Originally Posted by student17989
an element a of a group is the smallest positive integer m such that a^m = e (where e denotes the identity element of the group, and a^m denotes the product of m copies of a). If no such m exists, we say that a has infinite order. All elements of finite groups have finite order.

can some1 give me an easy examples using the above facts please? thanks

Here are two groups. One that has infinite order and one that doesn't. While the one that doesn't may seem overcomplicated there is a reassuringly easy way to prove that it's infinite.

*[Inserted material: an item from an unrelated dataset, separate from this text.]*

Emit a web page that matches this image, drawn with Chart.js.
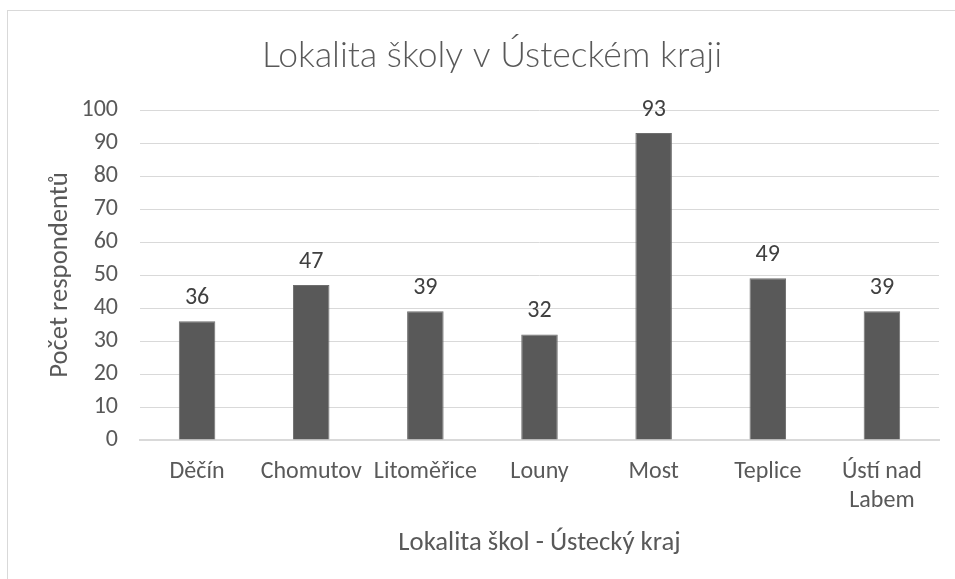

Finite: $S_n=\left\{\sigma:\{1,\cdots,n\}\to\{1,\cdots n\}\mid \sigma\text{ is bijective}\right\}$ with the binary operation of function composition. To prove that each element has finite order we use the following theorem:

Theorem: Let $G$ be a finite group, then for each $g\in G$ we have that $|g|<\infty$.

Proof: Suppose not. Then, $\left\{e,g,g^2,g^3,\cdots\right\}$ must all be distinct, for to suppose that $g^{k}=g^{\ell}\implies g^{|k-\ell|}=e$ contradicting the assumption that $|g|=\infty$. Thus, since $G$ is closed under multiplication it follows that $\{e,g,g^2,g^3,\cdots\}\subseteq G$ and so $|G|=\infty$. Contradiction.

Infinite: Let $\Omega$ be an infinite set and $S_\Omega$ be defined as above. Then, $|S_\Omega|=\infty$. To see this suppose not. Then, $|S_\Omega|=k\in\mathbb{N}$. Select elements $\omega_1,\cdots,\omega_k\in S_\Omega$ and consider $K=\left\{\sigma\in S_n:\sigma(m)=m,\text{ }\forall m\notin\{\omega_1,\cdots,\omega_k\}\right\}$. Clearly $K\leqslant S_\Omega$ and $\theta:S_k\hookrightarrow S_\Omega$ given by the obvious mapping is an embedding and $\theta(S_k)=K$. Thus, $|K|=k!$. But, by our assumption $|S_\Omega|=k<\infty$ and so Lagrange's theorem implies that $k!\mid k$. Contradiction.

Does that answer your question? There are infinite groups whose elements all have finite order though. For example $\bigoplus_{n=1}^\infty Z_n$ where each $Z_n$ is a copy of $\mathbb{Z}_2$